The Earth's shadow passes across the full moon. Ritual traditions read eclipses as concentration points rather than catastrophes; Lunarcana inherits that stance. A useful practice is to skip the spread entirely and instead draw one card with the question "what pattern is ending," then sit with it overnight. The card often reads more clearly in the morning than it did under the eclipse itself.

The Ritual Year

Every culture that tracked the moon built a ritual year on top of it. Three points from the Western pagan calendar — which most modern tarot ritual writing draws on — pair naturally with moon work.

  • Imbolc · early February

    A cross-quarter day between winter solstice and spring equinox, associated with Brigid and with the first stirrings of early spring. Paired with a new moon near Imbolc, it is the classical moment for naming what the year is actually for — one intention, stated plainly, before the schedule picks up.

  • Beltane · early May

    Opposite Samhain on the wheel, marking the start of summer and celebrating fertility and creative fire. Close to a waxing-gibbous or full moon, Beltane is a natural peg for a "what is ready to go public" draw: the intention has been private long enough, and the season is asking for the first visible move.

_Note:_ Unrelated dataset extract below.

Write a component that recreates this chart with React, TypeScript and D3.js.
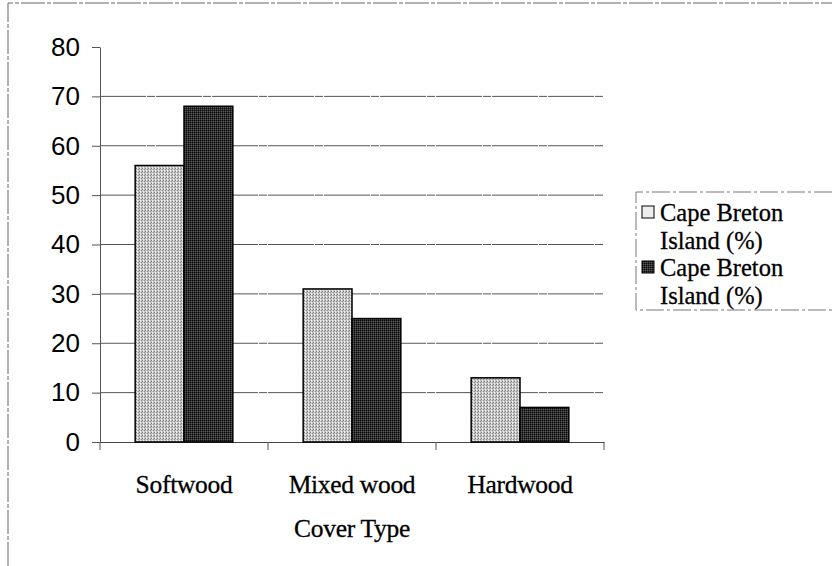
import { useEffect, useRef } from 'react';
import * as d3 from 'd3';

const categories = ['Softwood', 'Mixed wood', 'Hardwood'];
const seriesLines = [['Cape Breton', 'Island (%)'], ['Cape Breton', 'Island (%)']];
const seriesA = [56, 31, 13];
const seriesB = [68, 25, 7];
const yTicks = [0, 10, 20, 30, 40, 50, 60, 70, 80];

const App = () => {
  const ref = useRef<SVGSVGElement | null>(null);

  useEffect(() => {
    const svg = d3.select(ref.current);
    svg.selectAll('*').remove();

    const left = 100, right = 604, top = 47, bottom = 442;
    const serif = '"Liberation Serif", "Times New Roman", serif';

    const defs = svg.append('defs');
    // dithered fills like the scanned original
    const lightPat = defs.append('pattern').attr('id', 'lightFill')
      .attr('width', 3).attr('height', 3).attr('patternUnits', 'userSpaceOnUse');
    lightPat.append('rect').attr('width', 3).attr('height', 3).attr('fill', '#c2c2c2');
    lightPat.append('rect').attr('width', 1).attr('height', 1).attr('fill', '#7c7c7c');
    lightPat.append('rect').attr('x', 2).attr('y', 1).attr('width', 1).attr('height', 1).attr('fill', '#909090');
    lightPat.append('rect').attr('x', 1).attr('y', 2).attr('width', 1).attr('height', 1).attr('fill', '#f4f4f4');
    lightPat.append('rect').attr('x', 1).attr('y', 0).attr('width', 1).attr('height', 1).attr('fill', '#e6e6e6');
    const darkPat = defs.append('pattern').attr('id', 'darkFill')
      .attr('width', 2).attr('height', 2).attr('patternUnits', 'userSpaceOnUse');
    darkPat.append('rect').attr('width', 2).attr('height', 2).attr('fill', '#2e2e2e');
    darkPat.append('rect').attr('width', 1).attr('height', 1).attr('fill', '#0a0a0a');
    darkPat.append('rect').attr('x', 1).attr('y', 1).attr('width', 1).attr('height', 1).attr('fill', '#5a5a5a');

    // outer chart border (top and left visible)
    svg.append('path')
      .attr('d', `M8,566 L8,3 L832,3`)
      .attr('fill', 'none').attr('stroke', '#666').attr('stroke-width', 1)
      .attr('stroke-dasharray', '24,2,4,2');

    const x = d3.scaleBand().domain(categories).range([left, right]).paddingInner(0).paddingOuter(0);
    const inner = d3.scaleBand().domain(['a', 'b']).range([0, x.bandwidth()]).paddingInner(0).paddingOuter(0.72);
    const y = d3.scaleLinear().domain([0, 80]).range([bottom, top]);

    // gridlines (none at the top value)
    svg.append('g').selectAll('line')
      .data(yTicks.filter(t => t > 0 && t < 80))
      .enter().append('line')
      .attr('x1', left).attr('x2', right)
      .attr('y1', d => y(d)).attr('y2', d => y(d))
      .attr('stroke', '#555').attr('stroke-width', 1)
      .attr('stroke-dasharray', '46,1,8,1');

    // y axis
    const yAxis = svg.append('g')
      .attr('transform', `translate(${left},0)`)
      .call(d3.axisLeft(y).tickValues(yTicks).tickSize(8).tickPadding(12).tickSizeOuter(0));
    yAxis.select('.domain').attr('stroke', '#555');
    yAxis.selectAll('.tick line').attr('stroke', '#555');
    yAxis.selectAll('text')
      .attr('font-family', '"Liberation Sans", Arial, sans-serif')
      .attr('font-size', 26).attr('fill', '#000');

    // x axis
    const xAxis = svg.append('g')
      .attr('transform', `translate(0,${bottom})`)
      .call(d3.axisBottom(x).tickSize(0).tickPadding(33).tickSizeOuter(0));
    xAxis.select('.domain').attr('stroke', '#444');
    xAxis.selectAll('text')
      .attr('font-family', serif)
      .attr('font-size', 25.5).attr('fill', '#000')
      .attr('stroke', '#000').attr('stroke-width', 0.3)
      .attr('letter-spacing', -0.3);
    svg.append('g').selectAll('line')
      .data(categories.map(c => x(c)!).concat([right]))
      .enter().append('line')
      .attr('x1', d => d).attr('x2', d => d)
      .attr('y1', bottom).attr('y2', bottom + 8)
      .attr('stroke', '#555');

    const groups = svg.append('g').selectAll('g')
      .data(categories)
      .enter().append('g')
      .attr('transform', d => `translate(${x(d)},0)`);

    groups.append('rect')
      .attr('x', inner('a')!)
      .attr('y', (_, i) => y(seriesA[i]))
      .attr('width', inner.bandwidth())
      .attr('height', (_, i) => bottom - y(seriesA[i]))
      .attr('fill', 'url(#lightFill)')
      .attr('stroke', '#000').attr('stroke-width', 1.5);

    groups.append('rect')
      .attr('x', inner('b')!)
      .attr('y', (_, i) => y(seriesB[i]))
      .attr('width', inner.bandwidth())
      .attr('height', (_, i) => bottom - y(seriesB[i]))
      .attr('fill', 'url(#darkFill)')
      .attr('stroke', '#000').attr('stroke-width', 1.5);

    // axis title
    svg.append('text')
      .attr('x', (left + right) / 2).attr('y', 537)
      .attr('text-anchor', 'middle')
      .attr('font-family', serif)
      .attr('font-size', 25.5)
      .attr('stroke', '#000').attr('stroke-width', 0.3)
      .attr('letter-spacing', -0.3)
      .text('Cover Type');

    // legend
    const lg = svg.append('g');
    lg.append('path')
      .attr('d', 'M832,192 L636,192 L636,310 L832,310')
      .attr('fill', 'none').attr('stroke', '#777').attr('stroke-width', 1)
      .attr('stroke-dasharray', '18,3,3,3');
    const items = lg.selectAll('g.item')
      .data(seriesLines)
      .enter().append('g')
      .attr('class', 'item')
      .attr('transform', (_, i) => `translate(642,${206 + i * 55})`);
    items.append('rect')
      .attr('width', 12).attr('height', 12)
      .attr('fill', (_, i) => i === 0 ? '#eee' : 'url(#darkFill)')
      .attr('stroke', '#000').attr('stroke-width', 1);
    items.selectAll('text')
      .data(d => d)
      .enter().append('text')
      .attr('x', 18).attr('y', (_, j) => 15 + j * 28)
      .attr('font-family', serif)
      .attr('font-size', 24.5).attr('fill', '#000')
      .attr('stroke', '#000').attr('stroke-width', 0.3)
      .text(d => d);
  }, []);

  return (
    <svg ref={ref} width={832} height={566}
      style={{ position: 'absolute', left: 0, top: 0, background: '#fff' }} />
  );
};

export default App;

  • Lughnasadh · early August

    The first of three harvest festivals; named for the god Lugh. It is a gentle corrective to the productivity phase of the year — pair it with a waning-gibbous moon and a single card asking what you have actually harvested, not what you think you should have.

  • Samhain · early November

    The year's threshold, honoring the dead and opening a season of interior work. A waning or dark moon near Samhain holds the clearest invitation to the release spread of the year: what are you ready to close before the light returns. Keep it small, keep it specific, write it down.

How Lunarcana Uses the Moon

The small crescent at the top right of every page shows the current phase, computed locally from the synodic cycle in src/lib/astro/moon.ts — no network call, no personal data. It is there as a gentle reminder rather than a prompt.

The two ritual spreads referenced above — New Moon Intention and Full Moon Release — live under the ritual category on the spreads page. They are free for anyone to use; a full moon does not cost a trial read. The other phases use lighter ad-hoc draws, which means your daily card page will work as the phase-aware ritual for most of the cycle.

A dedicated moon-phase calendar that lines your own readings up against the synodic cycle is on the roadmap — treat this page as the written companion until that ships.